Cisco, a leading provider of networking hardware, software, and services, faces a rapidly evolving market landscape characterized by increasing competition, technological advancements, and changing customer demands. As organizations transition to cloud-based solutions, software-defined networking, and digital transformation initiatives, Cisco is adapting its business model to remain competitive and relevant in the digital age.
The reduction of its workforce by over 4,000 employees reflects Cisco's efforts to optimize its cost structure, improve operational efficiency, and reinvest resources into strategic growth areas. The layoffs are expected to affect various departments and functions within the company.
This trend of significant layoffs within the tech sector has not been exclusive to Cisco. Industry giants like Google and Amazon have also trimmed their workforces multiple times since the close of 2022, despite maintaining robust profitability. Cisco's fiscal second-quarter earnings for October-January saw a 5% decline to $2.6 billion, or 65 cents per share, while revenue dropped by 6% to $12.8 billion compared to the previous year. CEO Chuck Robbins attributed this performance to anticipated tepid demand and cautious spending among customers due to economic uncertainty.

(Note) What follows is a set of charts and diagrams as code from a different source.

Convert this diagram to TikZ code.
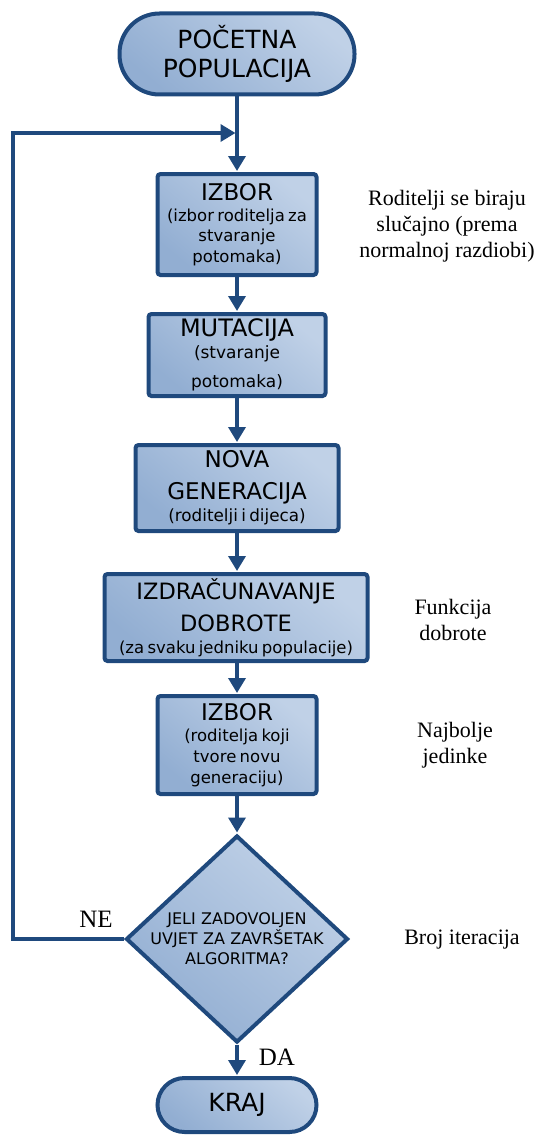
\documentclass[tikz,border=0pt]{standalone}
\usepackage{fontspec}
\setmainfont{Liberation Serif}
\newfontfamily\boxfont{DejaVu Sans}
\usetikzlibrary{arrows.meta,shapes.geometric}
\definecolor{edge}{HTML}{1F497D}
\definecolor{lite}{HTML}{C0D1E7}
\definecolor{dark}{HTML}{92AED2}
\newcommand{\fs}[2]{\fontsize{#1}{#2}\selectfont}
\tikzset{
  fc/.style={draw=edge, line width=4pt, top color=lite, bottom color=dark, shading angle=-40,
    font=\boxfont, align=center, inner sep=0pt, text=black},
  procbox/.style={fc, rectangle, rounded corners=3pt},
  term/.style={fc, rectangle},
  dec/.style={fc, diamond, aspect=1},
  flow/.style={draw=edge, line width=3.5pt, shorten >=1pt, -{Triangle[width=17pt,length=15pt]}},
  note/.style={font=\fontsize{22}{26}\selectfont, align=center, inner sep=0pt},
}
\begin{document}
\begin{tikzpicture}[x=1pt,y=-1pt]
\useasboundingbox (0,0) rectangle (538,1137);
% nodes
\node[term, rounded corners=40pt, minimum width=235pt, minimum height=81pt, text width=228pt] (start) at (237,54)
  {\fs{25}{29}POČETNA\\POPULACIJA\par};
\node[procbox, minimum width=159pt, minimum height=101pt, text width=155pt] (izbor1) at (237,224.5)
  {\fs{23}{24}IZBOR\par\fs{16.5}{20.5}(izbor roditelja za\\stvaranje\\potomaka)\par};
\node[procbox, minimum width=177pt, minimum height=82pt, text width=172pt] (mut) at (237,355)
  {\fs{24}{25}MUTACIJA\par\fs{17}{22}(stvaranje\par\fs{17}{29}potomaka)\par};
\node[procbox, minimum width=203pt, minimum height=86pt, text width=198pt] (nova) at (237,488)
  {\fs{23}{32}NOVA\\GENERACIJA\par\fs{16.8}{22}(roditelji i dijeca)\par};
\node[procbox, minimum width=263pt, minimum height=87pt, text width=258pt] (dob) at (236,617.5)
  {\fs{22.5}{32}IZDRAČUNAVANJE\\DOBROTE\par\fs{16.5}{22}(za svaku jedniku populacije)\par};
\node[procbox, minimum width=159pt, minimum height=98pt, text width=155pt] (izbor2) at (237,745)
  {\fs{23}{24}IZBOR\par\fs{16.5}{21}(roditelja koji\\tvore novu\\generaciju)\par};
\node[dec, minimum width=222pt, minimum height=207pt] (dec) at (237,939) {};
\node[font=\boxfont\fontsize{16}{20}\selectfont, align=center, inner sep=0pt, text width=190pt] (dtext) at (237,939)
  {JELI ZADOVOLJEN\\UVJET ZA ZAVRŠETAK\\ALGORITMA?\par};
\node[term, rounded corners=27pt, minimum width=159pt, minimum height=54pt] (kraj) at (237,1105)
  {\fs{25}{26}KRAJ};
% side notes
\node[note] (n1) at (447,226) {Roditelji se biraju\\slučajno (prema\\normalnoj razdiobi)};
\node[note] (n2) at (453,620) {Funkcija\\dobrote};
\node[note] (n3) at (455,745) {Najbolje\\jedinke};
\node[note] (n4) at (462,940) {Broj iteracija};
\node[font=\fontsize{25}{28}\selectfont, inner sep=0pt] (ne) at (96,919) {NE};
\node[font=\fontsize{25}{28}\selectfont, inner sep=0pt] (da) at (277,1057) {DA};
% connectors
\coordinate (la) at (13,939);
\coordinate (lb) at (13,133);
\coordinate (join) at (235.5,133);
\draw[flow] (start.south) -- (izbor1.north);
\draw[flow] (izbor1.south) -- (mut.north);
\draw[flow] (mut.south) -- (nova.north);
\draw[flow] (nova.south) -- (dob.north -| nova.south);
\draw[flow] (dob.south -| izbor2.north) -- (izbor2.north);
\draw[flow] (izbor2.south) -- (dec.north);
\draw[flow] (dec.south) -- (kraj.north);
\draw[flow, shorten >=0pt] (dec.west) -- (la) -- (lb) -- (join);
\end{tikzpicture}
\end{document}
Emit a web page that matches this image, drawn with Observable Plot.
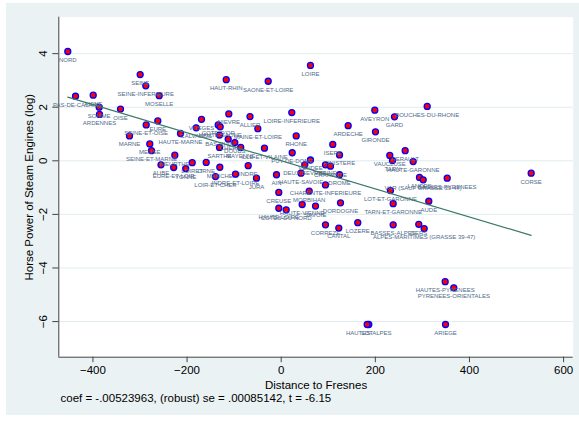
<!DOCTYPE html>
<html><head><meta charset="utf-8">
<script src="https://cdn.jsdelivr.net/npm/d3@7"></script>
<script src="https://cdn.jsdelivr.net/npm/@observablehq/plot@0.6"></script>
<style>
body{margin:0;background:#fff;}
#wrap{position:absolute;left:6px;top:3px;width:573px;height:412px;background:#EAF2F3;overflow:hidden;}
</style></head><body><div id="wrap"></div>
<script>
const names = ["NORD","PAS-DE-CALAIS","AISNE","SOMME","ARDENNES","OISE","SEINE","SEINE-INFERIEURE","MOSELLE","EURE",
"SEINE-ET-OISE","MARNE","HAUTE-MARNE","MEUSE","SEINE-ET-MARNE","MEURTHE","AUBE","EURE-ET-LOIR","YONNE","LOIRET",
"ORNE","MANCHE","LOIR-ET-CHER","INDRE-ET-LOIRE","INDRE","JURA","AIN","VOSGES","CALVADOS","NIEVRE",
"ALLIER","COTE-D'OR","HAUTE-SAONE","MAINE-ET-LOIRE","BAS-RHIN","CHER","DOUBS","MAYENNE","SARTHE","ILLE-ET-VILAINE",
"HAUT-RHIN","SAONE-ET-LOIRE","LOIRE","LOIRE-INFERIEURE","RHONE","ARDECHE","AVEYRON","GIRONDE","GARD","BOUCHES-DU-RHONE",
"ISERE","FINISTERE","PUY-DE-DOME","VENDEE","DEUX-SEVRES","VIENNE","CHARENTE","HAUTE-SAVOIE","DROME","CHARENTE-INFERIEURE",
"MORBIHAN","CREUSE","HAUTE-VIENNE","SAVOIE","DORDOGNE","HAUTE-LOIRE","COTES-DU-NORD","CORREZE","CANTAL","LOZERE",
"HERAULT","VAUCLUSE","TARN","HAUTE-GARONNE","LANDES","VAR (SAUF GRASSE 39-47)","BASSES-PYRENEES","CORSE","LOT-ET-GARONNE","TARN-ET-GARONNE",
"AUDE","BASSES-ALPES","GERS","ALPES-MARITIMES (GRASSE 39-47)","HAUTES-ALPES","LOT","HAUTES-PYRENEES","PYRENEES-ORIENTALES","ARIEGE"];
const distance = [-453.4,-437.0,-399.4,-386.7,-386.0,-341.4,-299.6,-287.7,-259.2,-262.2,
-286.8,-322.3,-213.9,-279.2,-275.6,-226.0,-255.4,-228.4,-202.9,-189.1,
-159.3,-130.4,-139.6,-97.1,-70.1,-52.5,-10.0,-169.3,-180.6,-111.3,
-66.3,-133.8,-129.6,-49.7,-131.1,-112.6,-98.6,-86.0,-131.1,-35.5,
-116.8,-27.6,62.2,22.5,31.9,142.3,198.9,200.3,240.7,310.2,
109.6,123.9,23.4,62.2,50.1,94.1,104.7,42.1,123.9,94.1,
59.5,-5.1,44.6,72.9,126.0,-5.1,10.6,94.1,122.4,162.7,
263.4,230.7,236.5,280.4,293.8,301.7,352.7,531.1,232.2,237.9,
313.6,237.9,292.3,303.8,186.1,182.7,348.4,366.7,349.1];
const horsepower = [4.08,2.41,2.45,2.00,1.73,1.93,3.22,2.80,2.43,1.49,
1.34,0.93,1.02,0.63,0.38,0.21,-0.15,-0.25,-0.29,-0.07,
-0.06,-0.24,-0.59,-0.50,-0.18,-0.65,-0.52,1.55,1.23,1.75,
1.65,1.34,1.27,1.20,0.96,0.81,0.68,0.50,0.50,0.47,
3.03,2.97,3.56,1.80,0.93,1.31,1.89,1.08,1.64,2.03,
0.61,0.22,0.30,0.03,-0.15,-0.15,-0.20,-0.46,-0.52,-0.90,
-1.13,-1.18,-1.63,-1.69,-1.57,-1.77,-1.83,-2.39,-2.51,-2.31,
0.38,0.20,0.01,-0.03,-0.62,-0.71,-0.65,-0.46,-1.11,-1.60,
-1.51,-2.39,-2.37,-2.53,-6.11,-6.11,-4.51,-4.74,-6.11];
const xTicks = [-400,-200,0,200,400,600];
const yTicks = [-6,-4,-2,0,2,4];
const fitCoef = -0.00523963;
const captionText = "coef = -.00523963, (robust) se = .00085142, t = -6.15";
const xLabel = "Distance to Fresnes";
const yLabel = "Horse Power of Steam Engines (log)";

const data = names.map((n,i)=>({name:n, x:distance[i], y:horsepower[i]}));
const xmin = d3.min(distance), xmax = d3.max(distance);
const fit = [xmin, xmax].map(x=>({x, y: fitCoef*x}));
const xDomain = [-472.5, 620.4];
const yDomain = [-7.33, 5.36];

const chart = Plot.plot({
  width: 573, height: 412,
  marginLeft: 52.3, marginRight: 6.3, marginTop: 13.7, marginBottom: 58.3,
  style: {background: "transparent", fontFamily: "'Liberation Sans', Arial, sans-serif", overflow: "visible"},
  x: {domain: xDomain},
  y: {domain: yDomain},
  marks: [
    Plot.frame({fill: "white", stroke: null}),
    Plot.gridY(yTicks, {stroke: "#e2ecef", strokeOpacity: 1, strokeWidth: 1}),
    Plot.ruleX([xDomain[0]], {stroke: "#444", strokeWidth: 1}),
    Plot.ruleY([yDomain[0]], {stroke: "#444", strokeWidth: 1}),
    Plot.axisX(xTicks, {tickSize: 5.5, tickPadding: 3.5, fontSize: 11.5, stroke: "#444", fill: "#000",
      label: xLabel, labelAnchor: "center", labelOffset: 32, labelArrow: "none"}),
    Plot.axisY(yTicks, {tickSize: 6, tickPadding: 6, tickRotate: -90, fontSize: 11.5, stroke: "#444", fill: "#000",
      label: yLabel, labelAnchor: "center", labelOffset: 34, labelArrow: "none"}),
    Plot.dot(data, {x: "x", y: "y", r: 3, fill: "#ff0000", stroke: "#0000ff", strokeWidth: 1.3}),
    Plot.text(data, {x: "x", y: "y", text: "name", dy: 8.5, fontSize: 6, fill: "#4f6a8a"}),
    Plot.line(fit, {x: "x", y: "y", stroke: "#3a7a68", strokeWidth: 1.2}),
    Plot.text([captionText], {frameAnchor: "bottom-left", textAnchor: "start", dx: 1.7, dy: 44.3, fontSize: 11.5, fill: "#000"})
  ]
});
document.getElementById("wrap").appendChild(chart);
</script></body></html>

The recent wave of layoffs across prominent tech firms, including Microsoft, TikTok, Riot Games, eBay, PayPal, Google, and Alphabet, has coincided with surging stock prices and profits, buoyed by the tech-driven Nasdaq composite index's 50% rally since the end of 2022. However, Cisco's stock has seen only a marginal 6% increase during the same period, prompting deeper workforce reductions. Following the quarterly results and a lackluster forecast, Cisco's shares plummeted nearly 6% in extended trading.
Despite these layoffs, the broader U.S. economy has continued to add jobs at a robust pace, maintaining an unemployment rate of 3.7%. Concurrently, tech companies are reshaping their priorities towards areas expected to drive future growth, such as artificial intelligence. While this shift may lead to job losses in some departments, it also presents opportunities for roles in AI development. Cisco, recognizing the potential of AI, highlighted its partnership with chipmaker Nvidia, a leader in the field, as indicative of its strategic positioning for the future.
As the tech industry navigates this period of transition and adaptation, Cisco's workforce reduction underscores the broader trend of technology firms repositioning themselves for the evolving digital landscape, where artificial intelligence is poised to play an increasingly pivotal role.